The process is inherently adversarial and fraught with obstacles. Investigative reporters routinely face legal threats, sophisticated smear campaigns, and strategic lawsuits against public participation (SLAPPs) designed to drain newsroom resources and silence scrutiny. Their subjects are often institutions with vast legal and public relations arsenals. Consequently, a core pillar of the work is rigorous legal review and fact-checking. Every assertion must be defensible; every source’s credibility must be vetted. This fortress of evidence is what allows a story to withstand the intense backlash that almost inevitably follows its publication, transforming an allegation into an undeniable public fact.
The impact of this work is tangible and transformative. Historical examples are pillars of modern civic consciousness: Watergate, which led to a presidential resignation; the exposure of the tobacco industry’s knowledge of smoking’s dangers; the Catholic Church abuse scandals; and more recently, the Panama and Pandora Papers, which laid bare the global architecture of financial secrecy. These are not just stories; they are catalysts for legislative change, judicial proceedings, and cultural reckoning. Investigative reporting provides the evidentiary foundation upon which public outrage is built and accountability is demanded, often leading to criminal indictments, regulatory overhauls, and the resurrection of forgotten victims.
In the digital age, the tools and challenges for investigators have evolved. Data journalism—the analysis of massive datasets—allows reporters to uncover systemic patterns of discrimination in policing, environmental violations across industries, or misuse of public funds on a grand scale. Collaborative journalism, where newsrooms across borders and organizations pool resources and share findings, has proven powerful in tackling global issues like corruption and climate change. However, these advancements exist alongside severe economic pressures on traditional media, with the high cost of long-term investigative projects making them vulnerable to budget cuts, and a crowded digital space that sometimes undervalues depth.

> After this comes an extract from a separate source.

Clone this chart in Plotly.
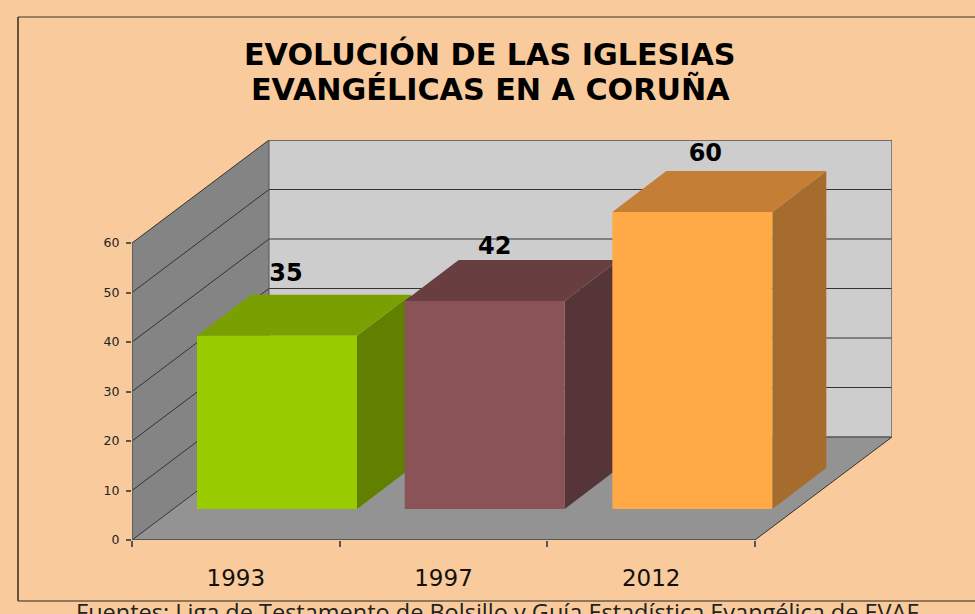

Ultimately, investigative reporting is a public service, a form of accountability journalism that operates without official mandate but with profound moral authority. It gives voice to the powerless and ensures that sunlight, as Justice Louis Brandeis famously noted, remains the best disinfectant. It requires a rare combination of skill: the curiosity of a detective, the analytical mind of a researcher, the narrative ability of a storyteller, and the courage to persevere in the face of intimidation. For a democracy to function, its citizens must know to whom they are entrusting power and how that power is being used. By systematically uncovering abuse and deception, investigative reporters don’t just write the first draft of history; they actively shape a more just and transparent future, proving that the pen, when wielded with rigor and integrity, remains mightier than the sword.